» **Goal**:
Set down exactly the lines in the records below that run from the line with "Reproduce this chart with D3.js." to the line with "d3.select('svg').attr('width', width).attr('height', height);", inclusive, and nothing more.

» **Data records**:

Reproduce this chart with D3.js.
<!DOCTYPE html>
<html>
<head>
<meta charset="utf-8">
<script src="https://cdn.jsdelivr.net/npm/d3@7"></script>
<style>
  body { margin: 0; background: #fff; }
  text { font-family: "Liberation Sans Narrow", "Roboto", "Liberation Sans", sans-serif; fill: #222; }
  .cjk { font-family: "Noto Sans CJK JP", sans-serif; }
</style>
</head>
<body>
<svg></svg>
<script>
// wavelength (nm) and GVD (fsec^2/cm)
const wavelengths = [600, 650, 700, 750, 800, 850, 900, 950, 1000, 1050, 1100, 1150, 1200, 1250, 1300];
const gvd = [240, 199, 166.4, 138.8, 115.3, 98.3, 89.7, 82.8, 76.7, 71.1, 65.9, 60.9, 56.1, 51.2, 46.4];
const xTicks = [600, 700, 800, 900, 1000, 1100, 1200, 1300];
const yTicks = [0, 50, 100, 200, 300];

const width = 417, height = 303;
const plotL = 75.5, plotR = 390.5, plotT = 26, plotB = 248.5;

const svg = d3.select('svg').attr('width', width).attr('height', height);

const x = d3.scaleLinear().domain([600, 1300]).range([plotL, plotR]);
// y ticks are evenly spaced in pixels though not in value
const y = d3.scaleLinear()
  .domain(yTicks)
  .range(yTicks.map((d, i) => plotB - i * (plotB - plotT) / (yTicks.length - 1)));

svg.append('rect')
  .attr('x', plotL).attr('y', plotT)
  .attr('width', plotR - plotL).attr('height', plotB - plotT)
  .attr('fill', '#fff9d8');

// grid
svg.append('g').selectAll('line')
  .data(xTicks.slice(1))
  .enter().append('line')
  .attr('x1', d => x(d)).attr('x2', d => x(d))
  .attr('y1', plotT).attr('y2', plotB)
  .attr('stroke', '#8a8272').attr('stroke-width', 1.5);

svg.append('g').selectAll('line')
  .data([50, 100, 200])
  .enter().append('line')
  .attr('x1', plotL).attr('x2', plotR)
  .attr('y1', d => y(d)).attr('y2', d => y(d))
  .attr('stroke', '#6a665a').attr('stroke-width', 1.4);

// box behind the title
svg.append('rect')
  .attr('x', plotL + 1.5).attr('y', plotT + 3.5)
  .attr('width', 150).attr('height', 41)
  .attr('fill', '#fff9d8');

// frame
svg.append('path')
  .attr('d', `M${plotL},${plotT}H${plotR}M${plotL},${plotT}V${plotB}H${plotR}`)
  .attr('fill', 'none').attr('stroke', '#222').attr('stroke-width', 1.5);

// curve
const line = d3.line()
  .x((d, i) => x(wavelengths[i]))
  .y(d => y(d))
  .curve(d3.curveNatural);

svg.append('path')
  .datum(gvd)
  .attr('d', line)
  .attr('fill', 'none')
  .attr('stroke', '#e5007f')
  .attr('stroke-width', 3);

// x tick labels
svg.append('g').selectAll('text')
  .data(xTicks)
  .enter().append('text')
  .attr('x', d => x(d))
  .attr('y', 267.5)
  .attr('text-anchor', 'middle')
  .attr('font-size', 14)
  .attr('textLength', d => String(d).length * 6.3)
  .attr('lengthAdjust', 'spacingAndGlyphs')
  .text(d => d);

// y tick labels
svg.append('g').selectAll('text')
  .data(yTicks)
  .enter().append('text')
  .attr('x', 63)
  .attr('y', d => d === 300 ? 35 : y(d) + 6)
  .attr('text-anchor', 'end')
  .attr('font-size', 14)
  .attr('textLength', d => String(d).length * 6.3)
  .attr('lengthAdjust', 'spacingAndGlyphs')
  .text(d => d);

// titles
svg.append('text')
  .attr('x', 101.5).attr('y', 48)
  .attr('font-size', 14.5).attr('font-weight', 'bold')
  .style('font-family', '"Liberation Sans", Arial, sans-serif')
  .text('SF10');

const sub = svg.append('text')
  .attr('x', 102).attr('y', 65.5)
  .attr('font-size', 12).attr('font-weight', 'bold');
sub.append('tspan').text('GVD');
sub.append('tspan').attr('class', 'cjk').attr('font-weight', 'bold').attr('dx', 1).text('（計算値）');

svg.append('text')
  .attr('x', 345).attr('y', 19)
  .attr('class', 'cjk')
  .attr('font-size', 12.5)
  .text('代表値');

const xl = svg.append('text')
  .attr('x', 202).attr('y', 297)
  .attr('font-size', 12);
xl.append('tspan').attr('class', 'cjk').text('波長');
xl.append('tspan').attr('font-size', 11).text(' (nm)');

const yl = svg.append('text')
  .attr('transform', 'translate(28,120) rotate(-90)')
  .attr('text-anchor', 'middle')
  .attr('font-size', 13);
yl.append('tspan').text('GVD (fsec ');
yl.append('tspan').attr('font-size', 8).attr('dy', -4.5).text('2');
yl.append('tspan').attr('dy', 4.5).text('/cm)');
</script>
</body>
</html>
---
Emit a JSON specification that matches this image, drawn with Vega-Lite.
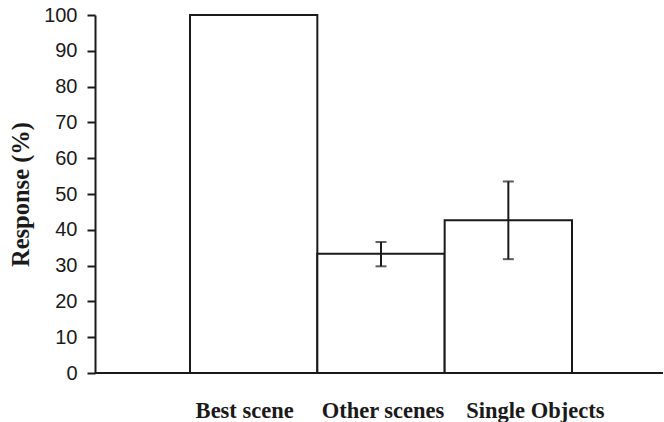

» **Expected answer**:
Reproduce this chart with D3.js.
<!DOCTYPE html>
<html>
<head>
<meta charset="utf-8">
<script src="https://cdn.jsdelivr.net/npm/d3@7"></script>
<style>
  body { margin: 0; background: #fff; }
  text { font-family: "Liberation Sans Narrow", "Roboto", "Liberation Sans", sans-serif; fill: #222; }
  .cjk { font-family: "Noto Sans CJK JP", sans-serif; }
</style>
</head>
<body>
<svg></svg>
<script>
// wavelength (nm) and GVD (fsec^2/cm)
const wavelengths = [600, 650, 700, 750, 800, 850, 900, 950, 1000, 1050, 1100, 1150, 1200, 1250, 1300];
const gvd = [240, 199, 166.4, 138.8, 115.3, 98.3, 89.7, 82.8, 76.7, 71.1, 65.9, 60.9, 56.1, 51.2, 46.4];
const xTicks = [600, 700, 800, 900, 1000, 1100, 1200, 1300];
const yTicks = [0, 50, 100, 200, 300];

const width = 417, height = 303;
const plotL = 75.5, plotR = 390.5, plotT = 26, plotB = 248.5;

const svg = d3.select('svg').attr('width', width).attr('height', height);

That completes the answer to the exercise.